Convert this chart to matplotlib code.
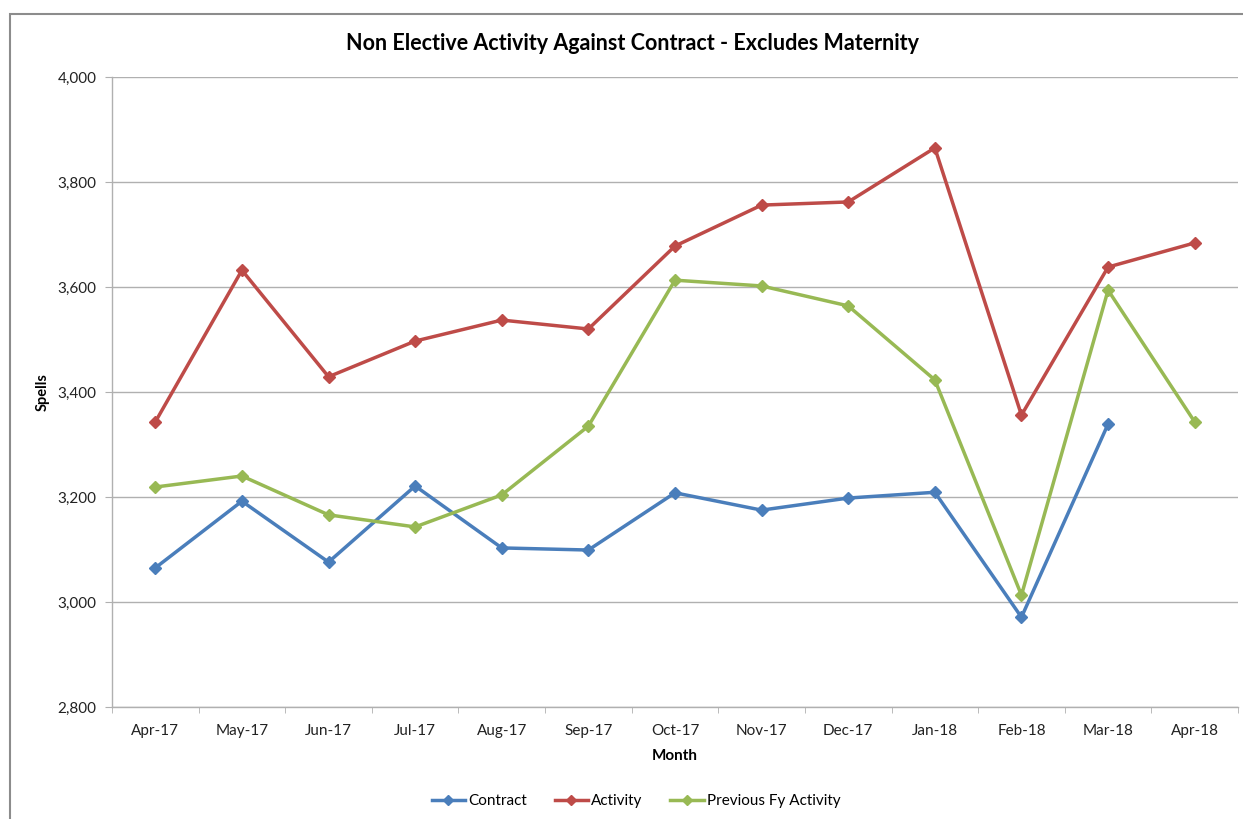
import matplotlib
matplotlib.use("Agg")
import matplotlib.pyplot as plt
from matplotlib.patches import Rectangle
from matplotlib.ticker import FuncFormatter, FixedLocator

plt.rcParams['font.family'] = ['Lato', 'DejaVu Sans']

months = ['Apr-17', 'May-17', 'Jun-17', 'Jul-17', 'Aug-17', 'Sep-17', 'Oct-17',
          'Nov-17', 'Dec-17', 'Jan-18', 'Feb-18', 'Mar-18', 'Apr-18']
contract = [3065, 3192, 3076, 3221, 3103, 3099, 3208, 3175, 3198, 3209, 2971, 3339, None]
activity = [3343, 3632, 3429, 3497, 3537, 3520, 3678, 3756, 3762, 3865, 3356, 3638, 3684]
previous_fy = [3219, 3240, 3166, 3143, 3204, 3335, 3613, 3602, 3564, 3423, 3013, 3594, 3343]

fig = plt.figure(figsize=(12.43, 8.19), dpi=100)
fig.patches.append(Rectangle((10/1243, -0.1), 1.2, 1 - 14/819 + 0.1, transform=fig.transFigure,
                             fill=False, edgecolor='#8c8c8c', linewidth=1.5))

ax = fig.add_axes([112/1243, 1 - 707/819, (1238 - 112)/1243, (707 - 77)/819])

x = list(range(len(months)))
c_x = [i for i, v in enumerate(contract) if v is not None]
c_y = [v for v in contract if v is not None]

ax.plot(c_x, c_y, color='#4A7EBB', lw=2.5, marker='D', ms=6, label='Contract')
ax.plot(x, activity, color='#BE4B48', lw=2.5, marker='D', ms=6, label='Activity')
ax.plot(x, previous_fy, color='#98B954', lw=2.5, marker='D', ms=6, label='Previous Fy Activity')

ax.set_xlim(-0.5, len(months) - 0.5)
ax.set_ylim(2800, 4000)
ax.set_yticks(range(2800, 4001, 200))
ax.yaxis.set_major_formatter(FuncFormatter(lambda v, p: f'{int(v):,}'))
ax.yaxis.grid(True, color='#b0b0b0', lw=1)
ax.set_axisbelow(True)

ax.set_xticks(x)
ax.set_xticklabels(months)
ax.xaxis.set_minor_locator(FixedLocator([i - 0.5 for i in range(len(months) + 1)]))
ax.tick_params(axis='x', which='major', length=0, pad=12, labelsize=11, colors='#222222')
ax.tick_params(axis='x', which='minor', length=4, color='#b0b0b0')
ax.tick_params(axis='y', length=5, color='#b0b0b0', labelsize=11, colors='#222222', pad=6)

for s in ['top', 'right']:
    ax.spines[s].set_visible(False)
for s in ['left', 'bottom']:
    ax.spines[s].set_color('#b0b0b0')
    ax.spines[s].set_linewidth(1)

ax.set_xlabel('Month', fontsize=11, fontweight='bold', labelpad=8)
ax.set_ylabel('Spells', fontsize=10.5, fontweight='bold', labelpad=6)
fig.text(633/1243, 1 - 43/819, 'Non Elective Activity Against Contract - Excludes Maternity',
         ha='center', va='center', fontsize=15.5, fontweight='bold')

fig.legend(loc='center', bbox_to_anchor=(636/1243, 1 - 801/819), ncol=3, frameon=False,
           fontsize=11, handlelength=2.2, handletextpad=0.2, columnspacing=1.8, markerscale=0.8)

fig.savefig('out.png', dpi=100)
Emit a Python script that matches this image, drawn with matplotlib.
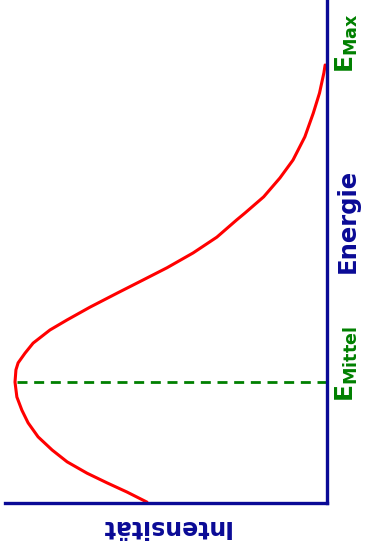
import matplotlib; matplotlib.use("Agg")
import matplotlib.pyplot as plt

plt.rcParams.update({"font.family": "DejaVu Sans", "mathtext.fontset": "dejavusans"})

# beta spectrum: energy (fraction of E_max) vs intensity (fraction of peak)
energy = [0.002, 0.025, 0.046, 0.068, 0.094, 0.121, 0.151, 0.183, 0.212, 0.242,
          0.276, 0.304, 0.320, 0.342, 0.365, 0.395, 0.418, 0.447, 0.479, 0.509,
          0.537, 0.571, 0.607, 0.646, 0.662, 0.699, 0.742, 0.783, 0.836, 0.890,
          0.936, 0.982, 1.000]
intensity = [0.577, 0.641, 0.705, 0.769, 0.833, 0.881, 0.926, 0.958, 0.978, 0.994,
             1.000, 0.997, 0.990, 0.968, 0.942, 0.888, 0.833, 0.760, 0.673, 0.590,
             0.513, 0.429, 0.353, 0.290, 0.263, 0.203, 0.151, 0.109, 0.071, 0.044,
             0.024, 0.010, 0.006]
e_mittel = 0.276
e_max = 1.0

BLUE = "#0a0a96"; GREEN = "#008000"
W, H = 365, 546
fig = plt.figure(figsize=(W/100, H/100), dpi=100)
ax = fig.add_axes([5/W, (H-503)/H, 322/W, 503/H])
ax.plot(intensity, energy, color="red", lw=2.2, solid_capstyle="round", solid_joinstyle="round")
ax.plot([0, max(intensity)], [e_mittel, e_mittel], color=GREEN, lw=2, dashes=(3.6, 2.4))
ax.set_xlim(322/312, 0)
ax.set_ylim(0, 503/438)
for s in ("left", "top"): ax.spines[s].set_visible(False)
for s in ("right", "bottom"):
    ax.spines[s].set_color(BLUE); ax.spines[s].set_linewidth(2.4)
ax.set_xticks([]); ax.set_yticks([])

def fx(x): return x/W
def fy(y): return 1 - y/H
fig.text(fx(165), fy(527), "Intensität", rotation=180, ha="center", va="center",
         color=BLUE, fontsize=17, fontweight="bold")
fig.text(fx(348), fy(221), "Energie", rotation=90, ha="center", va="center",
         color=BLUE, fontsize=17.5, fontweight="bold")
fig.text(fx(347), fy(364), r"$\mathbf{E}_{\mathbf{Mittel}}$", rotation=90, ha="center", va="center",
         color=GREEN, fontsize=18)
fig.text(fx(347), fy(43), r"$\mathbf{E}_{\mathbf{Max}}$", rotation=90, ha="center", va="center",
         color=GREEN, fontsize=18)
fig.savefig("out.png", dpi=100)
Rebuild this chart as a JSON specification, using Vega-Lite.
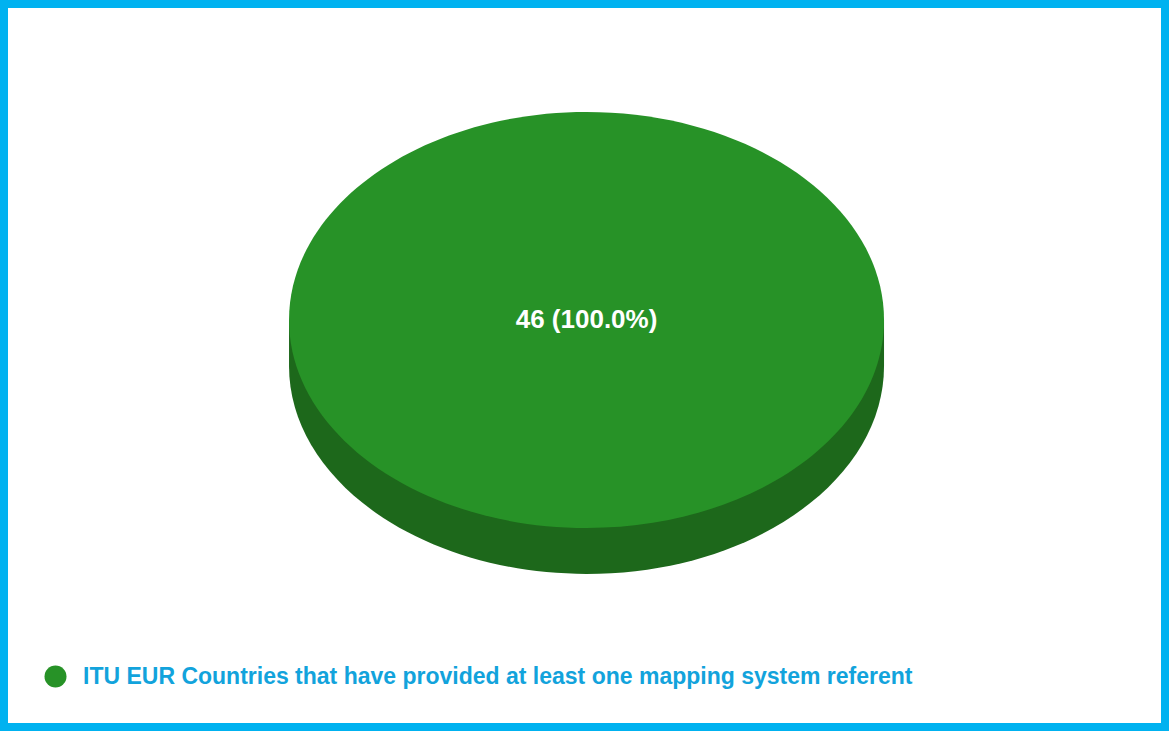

▸ YOUR INSTRUCTIONS: Transcribe every record above exactly, leaving out the pictures.

▸ OUTPUT FOR THIS TASK:
Convert this chart to matplotlib code.
import matplotlib
matplotlib.use("Agg")
import matplotlib.pyplot as plt
from matplotlib.patches import Rectangle
from matplotlib.ticker import FuncFormatter, FixedLocator

plt.rcParams['font.family'] = ['Lato', 'DejaVu Sans']

months = ['Apr-17', 'May-17', 'Jun-17', 'Jul-17', 'Aug-17', 'Sep-17', 'Oct-17',
          'Nov-17', 'Dec-17', 'Jan-18', 'Feb-18', 'Mar-18', 'Apr-18']
contract = [3065, 3192, 3076, 3221, 3103, 3099, 3208, 3175, 3198, 3209, 2971, 3339, None]
activity = [3343, 3632, 3429, 3497, 3537, 3520, 3678, 3756, 3762, 3865, 3356, 3638, 3684]
previous_fy = [3219, 3240, 3166, 3143, 3204, 3335, 3613, 3602, 3564, 3423, 3013, 3594, 3343]

fig = plt.figure(figsize=(12.43, 8.19), dpi=100)
fig.patches.append(Rectangle((10/1243, -0.1), 1.2, 1 - 14/819 + 0.1, transform=fig.transFigure,
                             fill=False, edgecolor='#8c8c8c', linewidth=1.5))

ax = fig.add_axes([112/1243, 1 - 707/819, (1238 - 112)/1243, (707 - 77)/819])

x = list(range(len(months)))
c_x = [i for i, v in enumerate(contract) if v is not None]
c_y = [v for v in contract if v is not None]

ax.plot(c_x, c_y, color='#4A7EBB', lw=2.5, marker='D', ms=6, label='Contract')
ax.plot(x, activity, color='#BE4B48', lw=2.5, marker='D', ms=6, label='Activity')
ax.plot(x, previous_fy, color='#98B954', lw=2.5, marker='D', ms=6, label='Previous Fy Activity')

ax.set_xlim(-0.5, len(months) - 0.5)
ax.set_ylim(2800, 4000)
ax.set_yticks(range(2800, 4001, 200))
ax.yaxis.set_major_formatter(FuncFormatter(lambda v, p: f'{int(v):,}'))
ax.yaxis.grid(True, color='#b0b0b0', lw=1)
ax.set_axisbelow(True)

ax.set_xticks(x)
ax.set_xticklabels(months)
ax.xaxis.set_minor_locator(FixedLocator([i - 0.5 for i in range(len(months) + 1)]))
ax.tick_params(axis='x', which='major', length=0, pad=12, labelsize=11, colors='#222222')
ax.tick_params(axis='x', which='minor', length=4, color='#b0b0b0')
ax.tick_params(axis='y', length=5, color='#b0b0b0', labelsize=11, colors='#222222', pad=6)

for s in ['top', 'right']:
    ax.spines[s].set_visible(False)
for s in ['left', 'bottom']:
    ax.spines[s].set_color('#b0b0b0')
    ax.spines[s].set_linewidth(1)

ax.set_xlabel('Month', fontsize=11, fontweight='bold', labelpad=8)
ax.set_ylabel('Spells', fontsize=10.5, fontweight='bold', labelpad=6)
fig.text(633/1243, 1 - 43/819, 'Non Elective Activity Against Contract - Excludes Maternity',
         ha='center', va='center', fontsize=15.5, fontweight='bold')

fig.legend(loc='center', bbox_to_anchor=(636/1243, 1 - 801/819), ncol=3, frameon=False,
           fontsize=11, handlelength=2.2, handletextpad=0.2, columnspacing=1.8, markerscale=0.8)

fig.savefig('out.png', dpi=100)
Emit a Python script that matches this image, drawn with matplotlib.
import matplotlib; matplotlib.use("Agg")
import matplotlib.pyplot as plt

plt.rcParams.update({"font.family": "DejaVu Sans", "mathtext.fontset": "dejavusans"})

# beta spectrum: energy (fraction of E_max) vs intensity (fraction of peak)
energy = [0.002, 0.025, 0.046, 0.068, 0.094, 0.121, 0.151, 0.183, 0.212, 0.242,
          0.276, 0.304, 0.320, 0.342, 0.365, 0.395, 0.418, 0.447, 0.479, 0.509,
          0.537, 0.571, 0.607, 0.646, 0.662, 0.699, 0.742, 0.783, 0.836, 0.890,
          0.936, 0.982, 1.000]
intensity = [0.577, 0.641, 0.705, 0.769, 0.833, 0.881, 0.926, 0.958, 0.978, 0.994,
             1.000, 0.997, 0.990, 0.968, 0.942, 0.888, 0.833, 0.760, 0.673, 0.590,
             0.513, 0.429, 0.353, 0.290, 0.263, 0.203, 0.151, 0.109, 0.071, 0.044,
             0.024, 0.010, 0.006]
e_mittel = 0.276
e_max = 1.0

BLUE = "#0a0a96"; GREEN = "#008000"
W, H = 365, 546
fig = plt.figure(figsize=(W/100, H/100), dpi=100)
ax = fig.add_axes([5/W, (H-503)/H, 322/W, 503/H])
ax.plot(intensity, energy, color="red", lw=2.2, solid_capstyle="round", solid_joinstyle="round")
ax.plot([0, max(intensity)], [e_mittel, e_mittel], color=GREEN, lw=2, dashes=(3.6, 2.4))
ax.set_xlim(322/312, 0)
ax.set_ylim(0, 503/438)
for s in ("left", "top"): ax.spines[s].set_visible(False)
for s in ("right", "bottom"):
    ax.spines[s].set_color(BLUE); ax.spines[s].set_linewidth(2.4)
ax.set_xticks([]); ax.set_yticks([])

def fx(x): return x/W
def fy(y): return 1 - y/H
fig.text(fx(165), fy(527), "Intensität", rotation=180, ha="center", va="center",
         color=BLUE, fontsize=17, fontweight="bold")
fig.text(fx(348), fy(221), "Energie", rotation=90, ha="center", va="center",
         color=BLUE, fontsize=17.5, fontweight="bold")
fig.text(fx(347), fy(364), r"$\mathbf{E}_{\mathbf{Mittel}}$", rotation=90, ha="center", va="center",
         color=GREEN, fontsize=18)
fig.text(fx(347), fy(43), r"$\mathbf{E}_{\mathbf{Max}}$", rotation=90, ha="center", va="center",
         color=GREEN, fontsize=18)
fig.savefig("out.png", dpi=100)
Rebuild this chart as a JSON specification, using Vega-Lite.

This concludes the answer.